This invention relates to improved recovery of petroleum from an underground reservoir. More particularly the invention discloses injection of gases that are miscible in crude oil to effect enhanced recovery, as well as to induce the separation of hydrogen for capture apart from the crude oil.
It is well known in the art that certain gases are readily soluble in crude oil. Such gases when taken into solution cause the crude oil to expand, reduce its viscosity and otherwise change its physical characteristics in manners that facilitate production. The most abundant gas dissolved in crude oil is natural gas of petroleum origin, which in many crude oil reservoirs provides the drive for primary production. Some crude oil reservoirs have little or no natural gas content, a factor that indicates difficulties in attempts to produce the petroleum at optimum levels.

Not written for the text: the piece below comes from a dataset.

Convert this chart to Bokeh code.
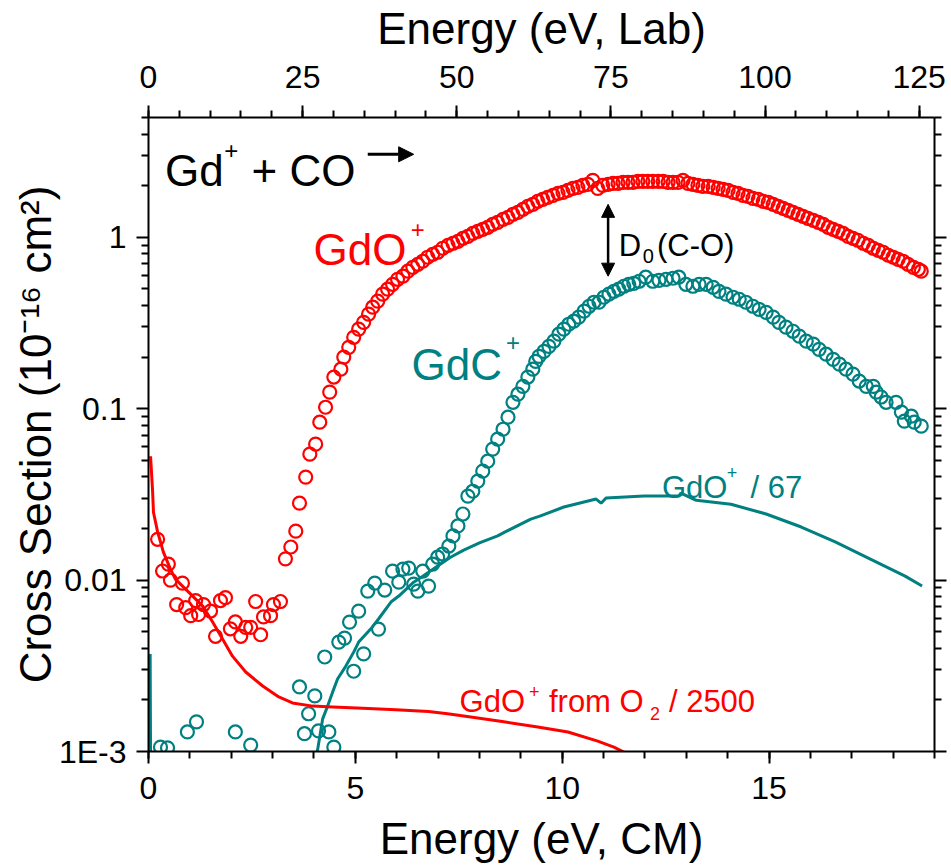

For petroleum reservoirs devoid of natural gas, production performance often can be enhanced by injecting natural gas under pressure into the reservoir. Due to the current general shortage of natural gas, such injection may not be appropriate either from a regulatory point of view of from an economic point of view. Thus other gases that are miscible in crude oil are promising candidates for use in enhanced recovery. Such gases include carbon dioxide, carbon monoxide, nitrogen, and hydrogen. As a general rule such gases must be available in copious supplies at reasonable costs at the oil field site. Generally hydrogen is a relatively expensive gas except in special circumstances as will be described later. The other gases-- CO.sub.2, CO and N.sub.2 -- are common products of combustion, together with water vapor, in the burning of hydrocarbons, and thus can be made readily available at the oil field. Unfortunately in the burning of hydrocarbons with air at relatively high combustion temperatures some of the nitrogen combines with oxygen. With concentrations of NO.sub.2 as low as 400 parts per million, a million cubic feet of inert exhaust gas can contain 45 pounds of nitric acid, resulting in a corrosive gas that is unsuitable for compression. Generating exhaust gases at temperatures in the lower range and thus avoiding formation of nitrous oxides is highly desirable as will be described later.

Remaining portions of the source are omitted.